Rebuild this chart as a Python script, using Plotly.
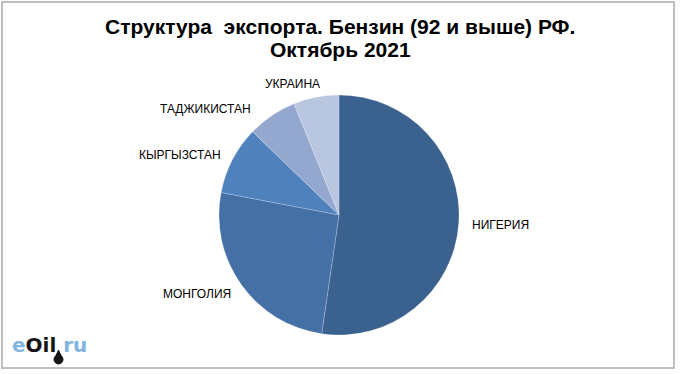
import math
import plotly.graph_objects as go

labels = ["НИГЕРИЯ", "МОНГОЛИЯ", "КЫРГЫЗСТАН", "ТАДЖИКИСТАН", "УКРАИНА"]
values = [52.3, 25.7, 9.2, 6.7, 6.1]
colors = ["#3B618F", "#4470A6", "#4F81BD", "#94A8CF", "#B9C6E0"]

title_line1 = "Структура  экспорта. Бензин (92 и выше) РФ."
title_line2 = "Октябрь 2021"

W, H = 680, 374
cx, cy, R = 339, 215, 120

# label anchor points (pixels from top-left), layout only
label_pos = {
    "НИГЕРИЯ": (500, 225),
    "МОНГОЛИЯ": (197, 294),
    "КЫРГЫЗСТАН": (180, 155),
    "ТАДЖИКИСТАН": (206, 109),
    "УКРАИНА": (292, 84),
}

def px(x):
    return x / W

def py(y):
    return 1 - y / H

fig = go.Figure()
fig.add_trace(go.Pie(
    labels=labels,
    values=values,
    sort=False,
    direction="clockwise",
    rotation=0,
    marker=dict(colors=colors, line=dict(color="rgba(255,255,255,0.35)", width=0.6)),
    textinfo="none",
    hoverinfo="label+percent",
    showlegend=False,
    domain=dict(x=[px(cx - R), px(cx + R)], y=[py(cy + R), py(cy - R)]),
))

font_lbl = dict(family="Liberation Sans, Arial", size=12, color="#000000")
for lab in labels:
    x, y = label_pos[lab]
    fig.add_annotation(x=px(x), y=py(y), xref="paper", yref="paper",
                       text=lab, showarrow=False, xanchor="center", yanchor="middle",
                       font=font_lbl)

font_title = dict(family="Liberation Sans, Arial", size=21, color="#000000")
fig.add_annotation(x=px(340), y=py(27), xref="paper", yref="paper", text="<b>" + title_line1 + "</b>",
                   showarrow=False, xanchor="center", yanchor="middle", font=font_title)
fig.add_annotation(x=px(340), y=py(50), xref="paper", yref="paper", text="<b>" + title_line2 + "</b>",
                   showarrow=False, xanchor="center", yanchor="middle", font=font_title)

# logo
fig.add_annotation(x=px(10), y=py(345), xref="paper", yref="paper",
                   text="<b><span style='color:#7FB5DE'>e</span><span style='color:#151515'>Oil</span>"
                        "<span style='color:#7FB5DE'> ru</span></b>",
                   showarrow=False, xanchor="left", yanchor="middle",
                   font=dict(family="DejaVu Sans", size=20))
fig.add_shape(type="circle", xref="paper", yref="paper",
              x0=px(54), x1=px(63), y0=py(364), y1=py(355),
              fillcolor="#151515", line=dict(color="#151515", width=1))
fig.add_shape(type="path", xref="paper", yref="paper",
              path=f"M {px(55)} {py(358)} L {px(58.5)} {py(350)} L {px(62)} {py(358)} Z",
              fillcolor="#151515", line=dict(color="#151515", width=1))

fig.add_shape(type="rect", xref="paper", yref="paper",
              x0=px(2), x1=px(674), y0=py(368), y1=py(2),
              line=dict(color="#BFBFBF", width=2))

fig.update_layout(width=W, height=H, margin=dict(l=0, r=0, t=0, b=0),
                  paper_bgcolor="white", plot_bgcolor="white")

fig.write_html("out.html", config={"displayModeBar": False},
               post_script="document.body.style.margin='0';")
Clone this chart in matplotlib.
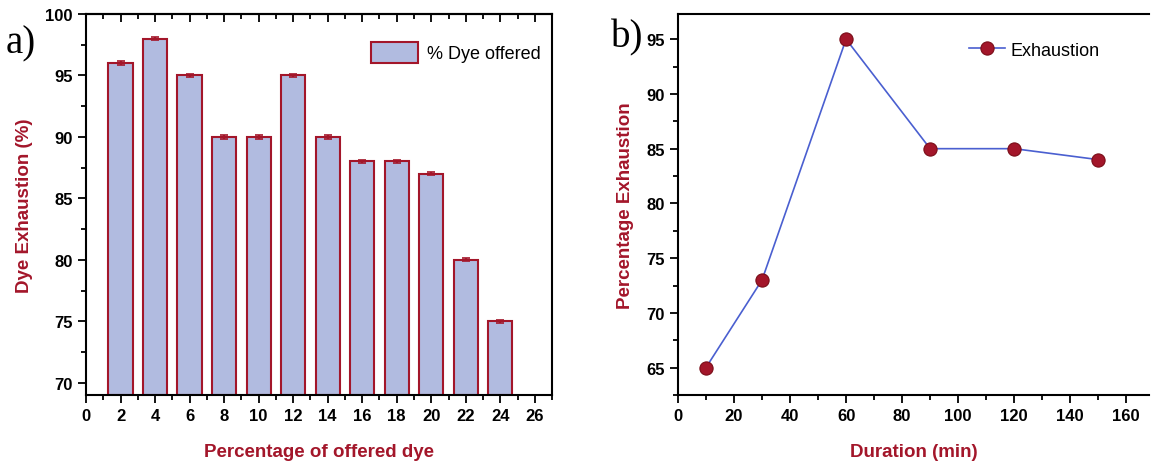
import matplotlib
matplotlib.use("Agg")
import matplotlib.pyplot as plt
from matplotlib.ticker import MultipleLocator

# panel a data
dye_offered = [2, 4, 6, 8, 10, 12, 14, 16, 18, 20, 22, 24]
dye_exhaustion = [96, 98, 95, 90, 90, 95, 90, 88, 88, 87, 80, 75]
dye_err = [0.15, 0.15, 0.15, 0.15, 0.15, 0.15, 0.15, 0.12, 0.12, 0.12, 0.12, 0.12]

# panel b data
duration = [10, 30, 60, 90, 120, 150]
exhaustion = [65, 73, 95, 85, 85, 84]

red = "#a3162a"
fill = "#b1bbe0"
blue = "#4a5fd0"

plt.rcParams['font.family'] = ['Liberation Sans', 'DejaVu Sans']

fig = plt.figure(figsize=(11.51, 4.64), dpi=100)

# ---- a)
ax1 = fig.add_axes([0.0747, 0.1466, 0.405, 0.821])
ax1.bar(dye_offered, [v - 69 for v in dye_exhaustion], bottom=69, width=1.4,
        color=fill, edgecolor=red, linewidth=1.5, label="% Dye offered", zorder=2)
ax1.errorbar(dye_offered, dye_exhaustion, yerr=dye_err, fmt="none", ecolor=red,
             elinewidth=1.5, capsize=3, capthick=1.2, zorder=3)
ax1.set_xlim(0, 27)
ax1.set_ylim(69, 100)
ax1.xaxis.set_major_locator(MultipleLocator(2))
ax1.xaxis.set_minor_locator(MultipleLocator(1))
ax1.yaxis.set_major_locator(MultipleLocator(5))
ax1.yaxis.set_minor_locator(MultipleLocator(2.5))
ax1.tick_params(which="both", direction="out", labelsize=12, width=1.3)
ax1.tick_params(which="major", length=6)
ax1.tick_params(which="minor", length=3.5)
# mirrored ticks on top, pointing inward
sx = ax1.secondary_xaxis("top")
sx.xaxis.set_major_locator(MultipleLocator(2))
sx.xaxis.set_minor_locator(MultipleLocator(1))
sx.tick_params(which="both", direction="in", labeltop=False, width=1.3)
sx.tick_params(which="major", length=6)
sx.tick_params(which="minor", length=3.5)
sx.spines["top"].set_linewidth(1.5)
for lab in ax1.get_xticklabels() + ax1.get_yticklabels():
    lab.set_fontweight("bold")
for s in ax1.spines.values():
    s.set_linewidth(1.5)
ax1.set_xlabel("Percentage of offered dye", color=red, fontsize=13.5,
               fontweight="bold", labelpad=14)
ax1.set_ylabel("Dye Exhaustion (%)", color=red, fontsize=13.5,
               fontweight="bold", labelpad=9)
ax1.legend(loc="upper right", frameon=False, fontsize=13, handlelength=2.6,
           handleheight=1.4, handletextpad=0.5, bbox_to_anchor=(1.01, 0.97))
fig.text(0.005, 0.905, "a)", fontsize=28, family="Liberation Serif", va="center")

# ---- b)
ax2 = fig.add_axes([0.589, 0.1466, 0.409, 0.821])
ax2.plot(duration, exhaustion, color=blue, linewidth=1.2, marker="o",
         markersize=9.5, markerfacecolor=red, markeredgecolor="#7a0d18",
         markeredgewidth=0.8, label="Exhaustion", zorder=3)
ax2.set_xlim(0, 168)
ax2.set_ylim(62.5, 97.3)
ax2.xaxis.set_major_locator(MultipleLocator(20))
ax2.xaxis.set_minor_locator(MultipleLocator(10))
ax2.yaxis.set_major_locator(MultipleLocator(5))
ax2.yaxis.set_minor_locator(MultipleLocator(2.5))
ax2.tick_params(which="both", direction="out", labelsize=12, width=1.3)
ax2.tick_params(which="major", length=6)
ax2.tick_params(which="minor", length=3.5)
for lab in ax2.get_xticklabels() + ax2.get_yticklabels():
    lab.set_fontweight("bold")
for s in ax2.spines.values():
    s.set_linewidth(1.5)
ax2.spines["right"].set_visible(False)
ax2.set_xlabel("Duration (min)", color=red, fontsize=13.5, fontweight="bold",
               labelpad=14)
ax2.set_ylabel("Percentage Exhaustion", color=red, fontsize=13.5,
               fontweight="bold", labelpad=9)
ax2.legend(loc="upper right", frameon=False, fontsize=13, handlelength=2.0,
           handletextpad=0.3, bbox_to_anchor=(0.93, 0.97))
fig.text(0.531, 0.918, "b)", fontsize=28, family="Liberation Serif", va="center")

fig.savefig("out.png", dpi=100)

----

[Directive] Look above and copy only the lines from the one holding "Clone this chart in matplotlib." to the one holding "fig = plt.figure(figsize=(11.51, 4.64), dpi=100)", both included, exactly, minus the pictures.

[Full response]
Clone this chart in matplotlib.
import matplotlib
matplotlib.use("Agg")
import matplotlib.pyplot as plt
from matplotlib.ticker import MultipleLocator

# panel a data
dye_offered = [2, 4, 6, 8, 10, 12, 14, 16, 18, 20, 22, 24]
dye_exhaustion = [96, 98, 95, 90, 90, 95, 90, 88, 88, 87, 80, 75]
dye_err = [0.15, 0.15, 0.15, 0.15, 0.15, 0.15, 0.15, 0.12, 0.12, 0.12, 0.12, 0.12]

# panel b data
duration = [10, 30, 60, 90, 120, 150]
exhaustion = [65, 73, 95, 85, 85, 84]

red = "#a3162a"
fill = "#b1bbe0"
blue = "#4a5fd0"

plt.rcParams['font.family'] = ['Liberation Sans', 'DejaVu Sans']

fig = plt.figure(figsize=(11.51, 4.64), dpi=100)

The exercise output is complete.